MOOOOOOOOOCS!!!: #AHA2014 edition.

4 01 2014

So we did our panel yesterday. The nice people at the History News Network (aka David Austin Walsh) did indeed film it, but they say the tape won’t be online until next week. In the meantime, I thought I’d just dump my (probably not all that accurate) notes from the presentations online while I’m breakfasting at Starbucks on my way to the library again, with just a couple of introductory remarks of my own for each speaker:

1) Philip Zelikow

For those of you who may have seen any of his MOOC, Philip really is that poised. He says he did multiple takes while filming those lectures, but I’m telling you he couldn’t have needed all that many. I was so grateful to him for coming because (for reasons I’ll explain below) without him most of the session would have been like the sound of one hand clapping:

MOOCs different from regular online courses.
14 weeks (the length of both his and Jeremy’s course) is highly unusual.
UVA does MOOCs for outreach.
“These [meaning MOOCs] are not cheap” if you want to do them well.
Huge #s are meaningless. How many people actually try out the course?
His course had 94 separate video segments. If the narrative arc worked some were as long as 30 mins.
90,000 people signed up.
15,000 people gave the course the old college try.
10,000 stuck with it.
5,000 of those were online auditors (weren’t taking the tests).
2,500 more were downloading and watching the segments offline.
“Most gratifying teaching experience of my entire life.”
Someone even sent him flowers [Unsolicited, of course].
This was an overload. As a dean, he isn’t even supposed to be teaching at all.
Advantages of MOOCs:
1) Allows for more elaborate integration of media.
2) Students can freeze on maps.
3) Students can learn at different speeds.
4) His students get the follow-up explanation from him, not the TA.
“In a way, I’m doing the TA sections.”
TAs are doing history labs, something new that wouldn’t happen otherwise.
Students self-report that they work 50% harder in his flipped course.
Is the pure online material useful? Yes, students in and out of UVA said it was highly enriching.
Flipping class is highly satisfying for everyone involved.

2) Me

Well, of course I couldn’t take notes on my own paper and (as I explained earlier this week) I can’t post it yet. For now, I’ll just say this: labor historian at heart that I am, I made the “MOOCs as scientific management argument,” comparing the “unbundling” of the historian’s job in the classroom to having Frederick Taylor stand behind you with a stopwatch. Break up any job, and you can pay the people performing the component parts less – often much less. The folks who were livetweeting me seemed to think I was being combative, but I really do understand that nobody interested in MOOCs welcomes the virtual equivalent of academic Taylorization. My fear is that if we really do leave everything to the market, we’ll get this outcome nonetheless.

3) Ann Little

It really is a privilege to be able to hang with Historiann in the non-virtual world. For those of you who have never met her, she does indeed talk like she writes in the sense that she is both incredibly astute and hilarious at the same time. Funny story: I was going to avoid using the word “superprofessor” with two of them in the room because I thought it was too inflammatory, but Ann just dove right in. Therefore, I lapsed repeatedly by the end of the session too:

What MOOCs can’t do well:

1) MOOCs obscure the real work of teaching.
2) MOOCs make it difficult to teach controversial content.
3) Compares the upcoming MOOC and in-class version of Stephanie McCurry’s slavery class at U Penn. [The MOOC version is much easier.]

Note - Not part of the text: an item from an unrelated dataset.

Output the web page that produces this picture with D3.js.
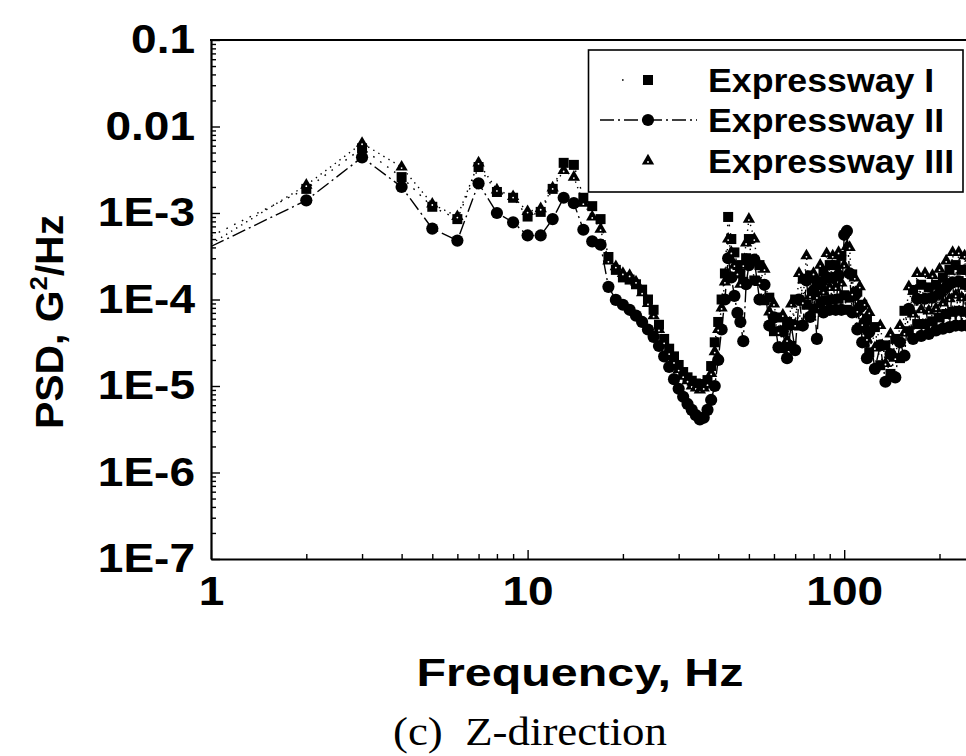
<!DOCTYPE html>
<html>
<head>
<meta charset="utf-8">
<script src="https://cdn.jsdelivr.net/npm/d3@7"></script>
<style>
  body { margin: 0; background: #fff; }
  svg { display: block; }
</style>
</head>
<body>
<svg id="chart" width="966" height="756"></svg>
<script>
// ---------------- data ----------------
const freqs = [
  1,2,3,4,5,6,7,8,9,10,11,12,13,14,15,16,17,18,19,20,
  21,22,23,24,25,26,27,28,29,30,31,32,33,34,35,36,37,38,39,40,
  41,42,43,44,45,46,47,48,49,50,
  52,54,56,58,60,62,64,66,68,70,72,74,76,78,80,82,84,86,88,90,
  92,94,96,98,100,102,104,106,108,110,112,114,116,118,120,
  125,130,135,140,145,150,155,160,165,170,175,180,185,190,195,200,
  205,210,215,220,225,230,235,240,245,250
];
const expresswayI = [
  5.4e-4,1.9e-3,5.6e-3,2.6e-3,1.18e-3,8.5e-4,3.4e-3,1.75e-3,1.5e-3,9.1e-4,
  1.03e-3,1.9e-3,3.8e-3,3.6e-3,1.5e-3,1.2e-3,8.5e-4,3.1e-4,2.2e-4,1.8e-4,
  1.7e-4,1.5e-4,1.3e-4,1.0e-4,7.6e-5,5.1e-5,3.5e-5,2.7e-5,2.2e-5,1.75e-5,
  1.45e-5,1.26e-5,1.15e-5,1.07e-5,1.05e-5,1.05e-5,1.17e-5,1.7e-5,3.2e-5,5.5e-5,
  1.0e-4,2.0e-4,9.0e-4,5.0e-4,3.5e-4,2.5e-4,2.0e-4,1.6e-4,3.0e-4,5.0e-4,
  1.66e-4,2.5e-4,9.8e-5,1.05e-4,4.3e-5,6.2e-5,2.75e-5,5.5e-5,2.9e-5,1.0e-4,
  5.0e-5,1.74e-4,8.7e-5,1.9e-4,7.9e-5,1.62e-4,9.1e-5,2.1e-4,9.8e-5,2.5e-4,
  1.0e-4,2.5e-4,1.02e-4,3.2e-4,1.12e-4,7.6e-5,1.05e-4,1.95e-4,7.1e-5,1.23e-4,
  4.7e-5,8.7e-5,3.2e-5,6.0e-5,2.45e-5,
  4.8e-5,1.74e-5,2.95e-5,1.38e-5,3.5e-5,2.1e-5,7.4e-5,4.3e-5,1.29e-4,5.2e-5,
  1.48e-4,5.2e-5,1.38e-4,5.6e-5,1.48e-4,6.2e-5,1.78e-4,6.8e-5,2.2e-4,7.2e-5,
  2.5e-4,7.4e-5,2.2e-4,7.2e-5,2.2e-4,7.0e-5
];
const expresswayII = [
  4.1e-4,1.4e-3,4.4e-3,2.0e-3,6.6e-4,4.8e-4,2.2e-3,1.0e-3,7.8e-4,5.5e-4,
  5.5e-4,8.5e-4,1.5e-3,1.3e-3,6.4e-4,4.7e-4,4.3e-4,1.4e-4,9.9e-5,8.7e-5,
  7.6e-5,6.5e-5,5.5e-5,4.5e-5,3.7e-5,2.9e-5,2.2e-5,1.66e-5,1.2e-5,9.3e-6,
  7.5e-6,6.2e-6,5.3e-6,4.6e-6,4.1e-6,4.3e-6,5.3e-6,6.9e-6,1.0e-5,2.0e-5,
  4.5e-5,1.0e-4,3.0e-4,1.8e-4,1.1e-4,7.0e-5,5.5e-5,3.3e-5,1.5e-4,2.5e-4,
  2.9e-4,1.0e-4,1.48e-4,5.0e-5,6.2e-5,2.8e-5,4.3e-5,2.1e-5,5.1e-5,2.6e-5,
  1.0e-4,5.0e-5,1.66e-4,6.3e-5,1.26e-4,3.5e-5,1.5e-4,7.1e-5,1.8e-4,7.6e-5,
  1.78e-4,7.6e-5,1.9e-4,7.6e-5,5.6e-4,6.2e-4,2.0e-4,7.1e-5,1.12e-4,4.5e-5,
  8.1e-5,3.2e-5,5.4e-5,2.1e-5,4.2e-5,
  1.58e-5,2.95e-5,1.12e-5,2.34e-5,1.26e-5,3.2e-5,2.24e-5,7.8e-5,3.5e-5,1.02e-4,
  3.8e-5,1.02e-4,4.0e-5,1.05e-4,4.4e-5,1.17e-4,4.6e-5,1.38e-4,4.8e-5,1.58e-4,
  5.0e-5,1.62e-4,5.0e-5,1.51e-4,5.0e-5,1.5e-4
];
const expresswayIII = [
  4.4e-4,2.1e-3,6.4e-3,3.4e-3,1.27e-3,9.1e-4,3.8e-3,1.85e-3,1.55e-3,1.04e-3,
  1.12e-3,1.95e-3,3.1e-3,2.6e-3,1.3e-3,9.0e-4,6.5e-4,2.8e-4,2.4e-4,2.0e-4,
  1.9e-4,1.6e-4,1.2e-4,9.0e-5,6.5e-5,4.5e-5,3.2e-5,2.4e-5,1.9e-5,1.55e-5,
  1.3e-5,1.15e-5,1.0e-5,9.5e-6,9.0e-6,9.5e-6,1.05e-5,1.4e-5,2.5e-5,4.5e-5,
  8.0e-5,1.6e-4,5.0e-4,3.5e-4,2.5e-4,2.0e-4,1.5e-4,2.5e-4,4.5e-4,8.5e-4,
  5.0e-4,1.58e-4,2.24e-4,7.2e-5,8.9e-5,4.2e-5,6.6e-5,3.4e-5,8.9e-5,5.1e-5,
  2.0e-4,9.3e-5,3.2e-4,1.1e-4,2.0e-4,1.07e-4,2.5e-4,1.23e-4,3.4e-4,1.38e-4,
  3.2e-4,1.38e-4,3.5e-4,1.55e-4,2.5e-4,4.1e-4,4.0e-4,1.17e-4,1.78e-4,7.4e-5,
  1.41e-4,5.2e-5,8.9e-5,3.5e-5,7.1e-5,
  2.75e-5,5.0e-5,1.82e-5,4.0e-5,2.1e-5,5.0e-5,4.1e-5,1.41e-4,6.8e-5,2.0e-4,
  7.6e-5,2.0e-4,7.4e-5,1.9e-4,7.9e-5,2.24e-4,9.1e-5,2.8e-4,1.02e-4,3.5e-4,
  1.12e-4,3.5e-4,1.05e-4,3.2e-4,1.05e-4,3.0e-4
];
const seriesNames = ["Expressway I", "Expressway II", "Expressway III"];
const yTickValues = [1e-7, 1e-6, 1e-5, 1e-4, 1e-3, 1e-2, 1e-1];
const yTickLabels = ["1E-7", "1E-6", "1E-5", "1E-4", "1E-3", "0.01", "0.1"];
const xTickValues = [1, 10, 100];
const xTickLabels = ["1", "10", "100"];
const xTitle = "Frequency, Hz";
const caption = "(c)  Z-direction";

// ---------------- layout ----------------
const W = 966, H = 756;
const plotL = 211, plotT = 40, plotB = 559;
const decadePx = 316.6;
const svg = d3.select("#chart");
const x = d3.scaleLog().domain([1, 1000]).range([plotL, plotL + 3 * decadePx]);
const y = d3.scaleLog().domain([1e-7, 0.1]).range([plotB, plotT]);
const BOLD = "'Liberation Sans', Arial, Helvetica, sans-serif";

function stretch(sel, k) {
  sel.each(function () {
    const w = this.getComputedTextLength();
    d3.select(this).attr("textLength", w * k).attr("lengthAdjust", "spacingAndGlyphs");
  });
}

svg.append("defs").append("clipPath").attr("id", "plotclip")
  .append("rect").attr("x", plotL).attr("y", plotT - 6).attr("width", W - plotL + 20).attr("height", plotB - plotT + 6);

// ---------------- series ----------------
const series = [
  { name: seriesNames[0], values: expresswayI, marker: "square", dash: "1.6,7" },
  { name: seriesNames[1], values: expresswayII, marker: "circle", dash: "14,4,2,4" },
  { name: seriesNames[2], values: expresswayIII, marker: "triangle", dash: "1.4,4.5" }
];

const plot = svg.append("g").attr("clip-path", "url(#plotclip)");
const lineGen = d3.line().x(d => x(d.f)).y(d => y(d.v));

series.forEach(s => {
  s.points = freqs.map((f, i) => ({ f, v: s.values[i] }));
  plot.append("path").datum(s.points)
    .attr("d", lineGen)
    .attr("fill", "none").attr("stroke", "#000").attr("stroke-width", 1.4)
    .attr("stroke-dasharray", s.dash);
});

function drawMarker(g, type, cx, cy) {
  if (type === "square") {
    g.append("rect").attr("x", cx - 5).attr("y", cy - 5).attr("width", 10).attr("height", 10).attr("fill", "#000");
  } else if (type === "circle") {
    g.append("circle").attr("cx", cx).attr("cy", cy).attr("r", 6.1).attr("fill", "#000");
  } else {
    g.append("path").attr("d", d3.symbol(d3.symbolTriangle, 66)())
      .attr("transform", `translate(${cx},${cy})`).attr("fill", "#000");
    g.append("circle").attr("cx", cx).attr("cy", cy + 1).attr("r", 0.9).attr("fill", "#fff");
  }
}

[1, 0, 2].forEach(k => {
  const s = series[k];
  const g = plot.append("g");
  s.points.filter(p => p.f > 1).forEach(p => drawMarker(g, s.marker, x(p.f), y(p.v)));
});

// ---------------- axes ----------------
const xMinor = [];
[1, 10, 100].forEach(d => { for (let m = 2; m <= 9; m++) xMinor.push(d * m); });
const yMinor = [];
[1e-7, 1e-6, 1e-5, 1e-4, 1e-3, 1e-2].forEach(d => { for (let m = 2; m <= 9; m++) yMinor.push(d * m); });

const xg = svg.append("g").attr("transform", `translate(0,${plotB})`);
xg.append("g").call(d3.axisBottom(x).tickValues(xMinor).tickSizeInner(-5).tickSizeOuter(0).tickFormat(""))
  .call(g => g.select(".domain").remove());
const xMaj = xg.append("g").call(d3.axisBottom(x).tickValues(xTickValues).tickSizeInner(-9).tickSizeOuter(0)
  .tickPadding(18).tickFormat((d, i) => xTickLabels[i]));
xMaj.select(".domain").attr("stroke-width", 2.2);
xg.selectAll(".tick line").attr("stroke-width", 1.4);
xMaj.selectAll("text").attr("font-family", BOLD).attr("font-weight", "bold").attr("font-size", 40).attr("fill", "#000")
  .call(stretch, 1.15);

const yg = svg.append("g").attr("transform", `translate(${plotL},0)`);
yg.append("g").call(d3.axisLeft(y).tickValues(yMinor).tickSizeInner(-5).tickSizeOuter(0).tickFormat(""))
  .call(g => g.select(".domain").remove());
const yMaj = yg.append("g").call(d3.axisLeft(y).tickValues(yTickValues).tickSizeInner(-9).tickSizeOuter(0)
  .tickPadding(16).tickFormat((d, i) => yTickLabels[i]));
yMaj.select(".domain").attr("stroke-width", 2.2);
yg.selectAll(".tick line").attr("stroke-width", 1.4);
yMaj.selectAll("text").attr("font-family", BOLD).attr("font-weight", "bold").attr("font-size", 40).attr("fill", "#000")
  .call(stretch, 1.15);

svg.append("line").attr("x1", plotL - 1).attr("x2", W).attr("y1", plotT).attr("y2", plotT)
  .attr("stroke", "#000").attr("stroke-width", 2.2);

// ---------------- titles ----------------
svg.append("text").attr("x", 580).attr("y", 686).attr("text-anchor", "middle")
  .attr("font-family", BOLD).attr("font-weight", "bold").attr("font-size", 39).attr("fill", "#000")
  .text(xTitle).call(stretch, 1.24);

const yt = svg.append("text").attr("transform", "translate(63,322) rotate(-90)").attr("text-anchor", "middle")
  .attr("font-family", BOLD).attr("font-weight", "bold").attr("font-size", 39).attr("fill", "#000");
yt.append("tspan").text("PSD, G");
yt.append("tspan").attr("font-size", 24).attr("dy", -16).text("2");
yt.append("tspan").attr("dy", 16).text("/Hz");
yt.call(stretch, 1.05);

svg.append("text").attr("x", 530).attr("y", 745).attr("text-anchor", "middle")
  .attr("font-family", "'Liberation Serif', 'Times New Roman', serif").attr("font-size", 39).attr("fill", "#000")
  .style("white-space", "pre")
  .text(caption).call(stretch, 1.15);

// ---------------- legend ----------------
const lg = svg.append("g");
lg.append("rect").attr("x", 588.5).attr("y", 50).attr("width", 374.5).attr("height", 142)
  .attr("fill", "#fff").attr("stroke", "#000").attr("stroke-width", 1.6);
const rowsY = [80, 120, 161];
series.forEach((s, i) => {
  const cy = rowsY[i];
  if (i === 0) {
    lg.append("line").attr("x1", 622).attr("x2", 625).attr("y1", cy).attr("y2", cy)
      .attr("stroke", "#000").attr("stroke-width", 1.3).attr("stroke-dasharray", s.dash);
  } else if (i === 1) {
    lg.append("line").attr("x1", 600).attr("x2", 697).attr("y1", cy).attr("y2", cy)
      .attr("stroke", "#000").attr("stroke-width", 1.3).attr("stroke-dasharray", s.dash);
  }
  drawMarker(lg, s.marker, 648, cy);
  lg.append("text").attr("x", 708).attr("y", cy).attr("dy", "0.36em")
    .attr("font-family", BOLD).attr("font-weight", "bold").attr("font-size", 34).attr("fill", "#000")
    .text(s.name).call(stretch, 1.05);
});
</script>
</body>
</html>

Professors face attacks on their politics first to soften us up for later budget attacks.
Quotes my Provost on us only working three days a week.
Will superprofessors be too afraid to cover race?
Students need to hear other people talking about controversial material.
Given a say in the matter, would students only pick Whiggish studies of progress?
Would polarization occur in a gender or sexuality class?
Would the discussion boards in a class like that look like the angriest corners of the Internet in general?
How will McCurry monitor the shocking nature of the material on the discussion board?
McCurry at Penn: Six books, primary sources and discussion section.
Her MOOC appears to have nothing but online primary sources.
Real education requires skin in the game from both sides, both the teacher and the student.

4) Jeremy Adelman:

Jeremy’s plan was to take Amtrak down from Princeton to DC in the morning, but there was that big snowstorm in the Northeast the night before. I was getting optimistic travel updates from him by e-mail the night before, but they kept getting more pessimistic as the reality of Amtrak under stress began to sink in. I was kidding him about making a dramatic entrance from the back of the room, and it turns out that’s exactly what he did – straight from Union Station, about 25 minutes before the end of the session. I don’t think he even took off his coat before he started talking:

“My attitude is experimental”
Starts with the fact that he doesn’t want to ban students taking notes on laptops.
Didn’t want to have an adversarial relationship with his students.
[This explains his interest in the flipped classroom.]
Interested in the promise of global learning.
His hope was the world could talk to itself.
Papers were the part of the MOOC that worked the least well.
Forums worked in the sense that there was global dialogue.
The problem was that there was less dialogue between Princeton students and the world.
Second version of his MOOC had Princeton students blogging for the global audience.
Princeton students didn’t want to go out and engage the planet.
From flipped classroom at Princeton, students got a lot out of lectures for the first time in 25 years.
Most MOOCs give certificates. We gave nothing. Going to change that.
Lifelong learners take relatively passive attitude toward learning.
Going through college without learning how to write is a problem.
Jeremy also announced (quite offhandedly) that he’s leaving Coursera.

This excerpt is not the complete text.